== WRITTEN INSTRUCTION ==
The listing below begins with the first line you should copy; stop after the line containing "const yTicks = [0, 20, 40, 60, 80, 100, 120];", and drop every picture.

== DATA LINES ==

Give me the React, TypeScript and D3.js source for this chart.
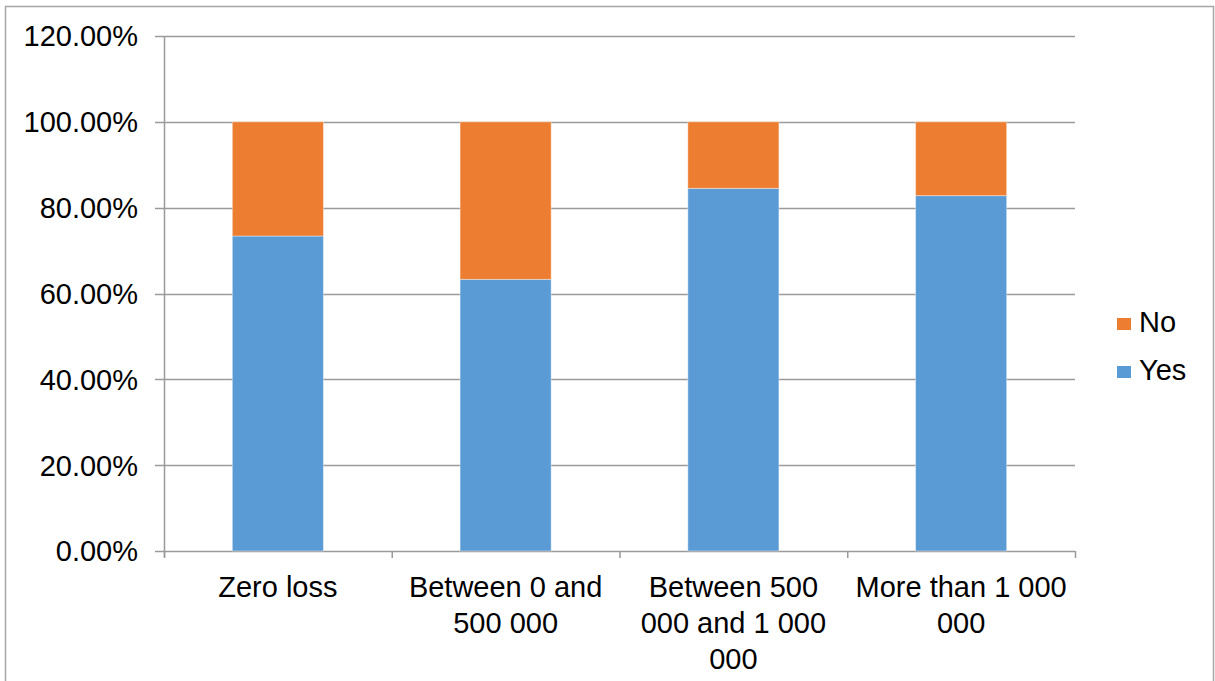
import React from "react";
import * as d3 from "d3";

// Loss band categories (axis labels broken into lines as displayed)
const categories = ["Zero loss", "Between 0 and 500 000", "Between 500 000 and 1 000 000", "More than 1 000 000"];
const categoryLines = [
  ["Zero loss"],
  ["Between 0 and", "500 000"],
  ["Between 500", "000 and 1 000", "000"],
  ["More than 1 000", "000"],
];

// Share of respondents per category (percent)
const yesValues = [73.4, 63.3, 84.5, 82.8];
const noValues = [26.6, 36.7, 15.5, 17.2];

const seriesNames = ["Yes", "No"];
const seriesColors = ["#5B9BD5", "#ED7D31"];

const yTicks = [0, 20, 40, 60, 80, 100, 120];

const W = 1215;
const H = 681;
const FONT = "'Liberation Sans', Arial, sans-serif";
const FS = 29;

export default function App() {
  const left = 164;
  const right = 1075;
  const top = 36;
  const bottom = 551;

  const x = d3
    .scaleBand<string>()
    .domain(categories)
    .range([left, right])
    .paddingInner(0.6)
    .paddingOuter(0.3);

  const y = d3.scaleLinear().domain([0, 120]).range([bottom, top]);

  const fmt = (v: number) => v.toFixed(2) + "%";

  const stacks = categories.map((c, i) => {
    const yes = yesValues[i];
    const no = noValues[i];
    return [
      { key: "Yes", y0: 0, y1: yes, color: seriesColors[0] },
      { key: "No", y0: yes, y1: yes + no, color: seriesColors[1] },
    ];
  });

  const catEdges = categories.map((_, i) => left + (right - left) * (i / categories.length));
  catEdges.push(right);

  return (
    <svg
      width={W}
      height={H}
      style={{ position: "absolute", left: 0, top: 0, background: "#fff" }}
      fontFamily={FONT}
    >
      <rect x={5.5} y={6.5} width={1208} height={H + 10} fill="#fff" stroke="#a6a6a6" strokeWidth={1.5} />

      {/* horizontal gridlines */}
      {yTicks.map((t) => (
        <line
          key={"g" + t}
          x1={left - 9}
          x2={right}
          y1={Math.round(y(t)) + 0.5}
          y2={Math.round(y(t)) + 0.5}
          stroke="#9a9a9a"
          strokeWidth={1.5}
        />
      ))}

      {/* y axis line */}
      <line x1={left + 0.5} x2={left + 0.5} y1={top} y2={bottom + 6} stroke="#9a9a9a" strokeWidth={1.5} />

      {/* category ticks */}
      {catEdges.map((xe, i) => (
        <line
          key={"ct" + i}
          x1={xe + 0.5}
          x2={xe + 0.5}
          y1={bottom}
          y2={bottom + 7}
          stroke="#9a9a9a"
          strokeWidth={1.5}
        />
      ))}

      {/* y tick labels */}
      {yTicks.map((t) => (
        <text
          key={"yl" + t}
          x={138}
          y={y(t)}
          dy="0.36em"
          textAnchor="end"
          fontSize={FS}
          fill="#000"
        >
          {fmt(t)}
        </text>
      ))}

      {/* stacked bars */}
      {stacks.map((segs, i) =>
        segs.map((s) => (
          <rect
            key={categories[i] + s.key}
            x={x(categories[i])}
            y={y(s.y1)}
            width={x.bandwidth()}
            height={y(s.y0) - y(s.y1)}
            fill={s.color}
            stroke="#fff"
            strokeOpacity={0.4}
            strokeWidth={1}
          />
        ))
      )}

      {/* category labels */}
      {categoryLines.map((lines, i) => (
        <text
          key={"cl" + i}
          x={(x(categories[i]) as number) + x.bandwidth() / 2}
          y={597}
          textAnchor="middle"
          fontSize={FS}
          fill="#000"
        >
          {lines.map((ln, j) => (
            <tspan key={j} x={(x(categories[i]) as number) + x.bandwidth() / 2} dy={j === 0 ? 0 : 36}>
              {ln}
            </tspan>
          ))}
        </text>
      ))}

      {/* legend */}
      {[1, 0].map((si, k) => (
        <g key={"lg" + si} transform={`translate(1117, ${318 + k * 48})`}>
          <rect x={0} y={0} width={14} height={12} fill={seriesColors[si]} />
          <text x={22} y={14} fontSize={FS} fill="#000">
            {seriesNames[si]}
          </text>
        </g>
      ))}
    </svg>
  );
}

== RESPONSE TO THE TASK ==
Give me the React, TypeScript and D3.js source for this chart.
import React from "react";
import * as d3 from "d3";

// Loss band categories (axis labels broken into lines as displayed)
const categories = ["Zero loss", "Between 0 and 500 000", "Between 500 000 and 1 000 000", "More than 1 000 000"];
const categoryLines = [
  ["Zero loss"],
  ["Between 0 and", "500 000"],
  ["Between 500", "000 and 1 000", "000"],
  ["More than 1 000", "000"],
];

// Share of respondents per category (percent)
const yesValues = [73.4, 63.3, 84.5, 82.8];
const noValues = [26.6, 36.7, 15.5, 17.2];

const seriesNames = ["Yes", "No"];
const seriesColors = ["#5B9BD5", "#ED7D31"];

const yTicks = [0, 20, 40, 60, 80, 100, 120];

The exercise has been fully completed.